Whether you choose a lifelong pension or a lump-sum payment from the pension fund when you retire is one of the most important decisions in pension planning. The pension offers security through regular payments until the end of your life, while the lump-sum payment means more flexibility, but also more personal responsibility. The options also differ from a tax perspective: pensions are taxed annually as income, while lump-sum withdrawals are taxed once at a reduced rate. Which option suits you better depends on your personal goals, willingness to take risks and family situation.

Early retirement in Switzerland is possible in principle, but means that income is lost earlier and pension assets have to last longer. Factors such as existing assets, AHV and pension fund entitlements and the current cost of living are decisive.

Owning a home in old age can provide security, but is often associated with high fixed costs, such as maintenance, mortgage interest and ancillary costs. If you plan early, you can ensure that these costs remain affordable after retirement. The amount of the mortgage also influences taxable income and assets.

Pension planning is generally recommended from around the age of 45 to 50, although it is never too early to start thinking about this topic. In this phase of life, financial goals can be clearly defined, optimisation options can be examined and tax advantages can be exploited, which expands the scope for action for the future. From the age of 50 at the latest, in-depth planning makes sense in order to recognise any pension gaps and to be able to precisely assess the individual starting position.

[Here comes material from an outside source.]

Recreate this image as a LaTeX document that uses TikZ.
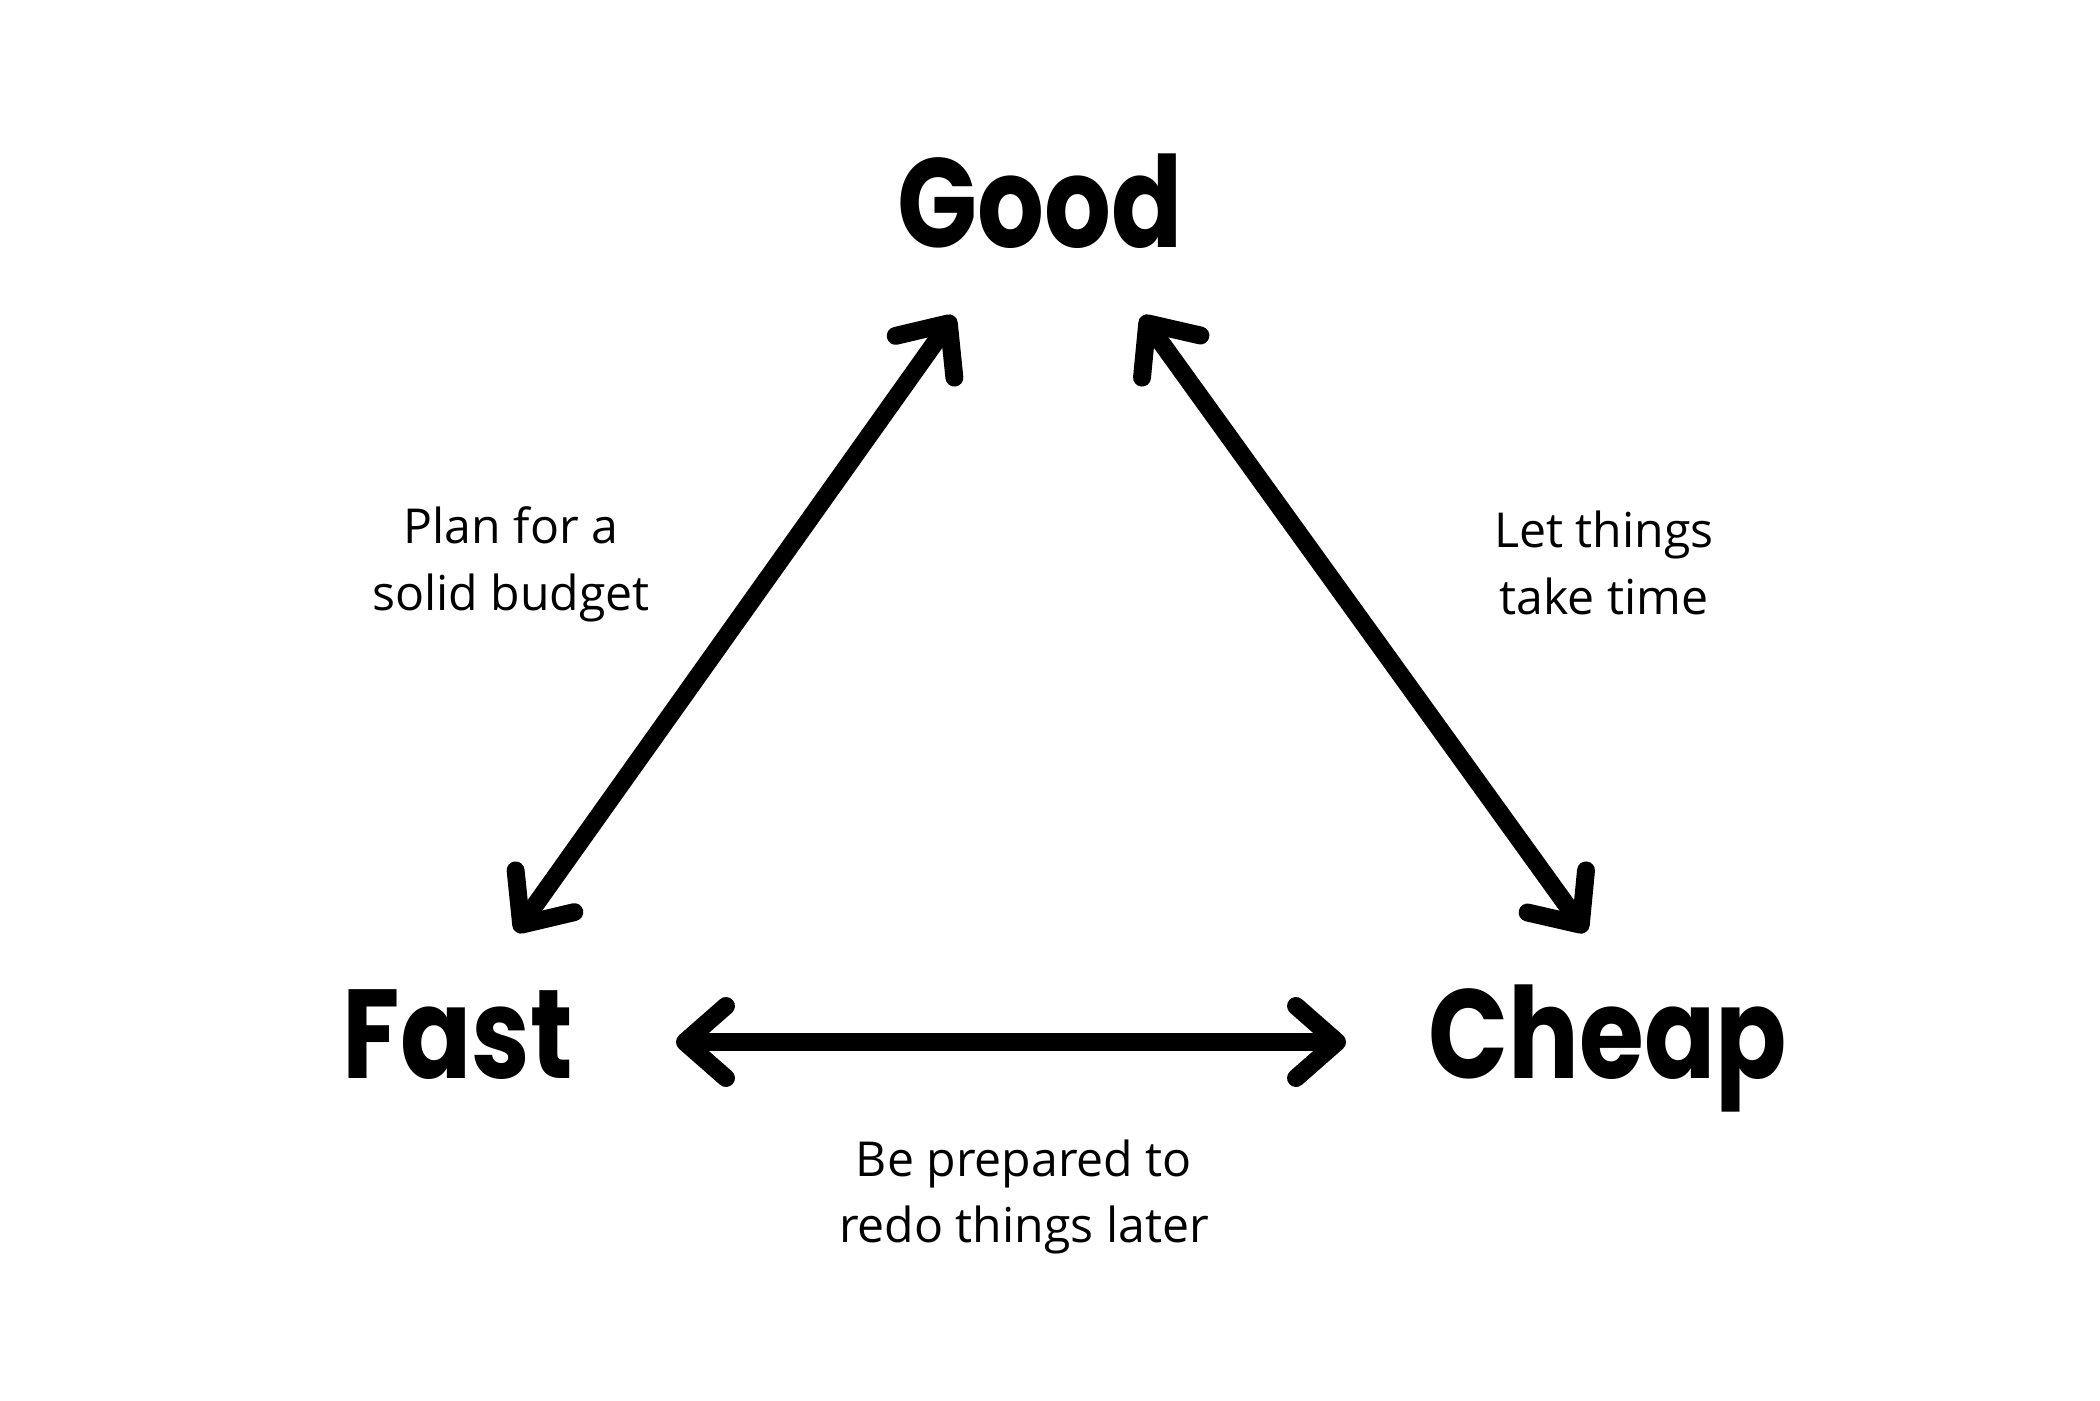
\documentclass[tikz,border=0pt]{standalone}
\usepackage{fontspec}
\setmainfont{Open Sans}
\newfontfamily\titlefont{Poppins}[FakeStretch=0.83]
\usetikzlibrary{arrows.meta}

\begin{document}
\begin{tikzpicture}[x=0.01cm, y=-0.01cm,
  >={Straight Barb[length=4.1mm, width=7.2mm, round]},
  corner/.style={font=\titlefont\bfseries\fontsize{36}{40}\selectfont, anchor=base, inner sep=0pt},
  note/.style={font=\fontsize{13.7}{19}\selectfont, align=center, inner sep=0pt},
  link/.style={<->, line width=5.1pt, line cap=round}]
%% page

\fill[white] (0,0) rectangle (2100,1400);
\useasboundingbox (0,0) rectangle (2100,1400);

%% corners
\node[corner] (good) at (1040, 248) {Good};
\node[corner] (fast) at (458, 1078) {Fast};
\node[corner] (cheap) at (1608, 1078) {Cheap};

%% arrow ends
\coordinate (good-l) at (954, 316);
\coordinate (good-r) at (1142, 316);
\coordinate (fast-u) at (516, 932);
\coordinate (fast-r) at (676, 1042);
\coordinate (cheap-u) at (1586, 932);
\coordinate (cheap-l) at (1346, 1042);

\draw[link] (good-l) -- (fast-u);
\draw[link] (good-r) -- (cheap-u);
\draw[link] (fast-r) -- (cheap-l);

%% trade-offs
\node[note] (budget) at (511, 564) {Plan for a\\solid budget};
\node[note] (time) at (1604, 563) {Let things\\take time};
\node[note] (redo) at (1024, 1197) {Be prepared to\\redo things later};

\end{tikzpicture}
\end{document}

Holistic financial planning combines different areas of life: income and expenditure, taxes, pension provision (AHV, pension fund, pillar 3a), property financing and estate and inheritance planning. The advantage is that interactions can be recognised at an early stage, for example how a pension fund withdrawal affects taxes or home ownership. Professional financial planning ensures that all factors interact and that you have long-term clarity about your own financial situation.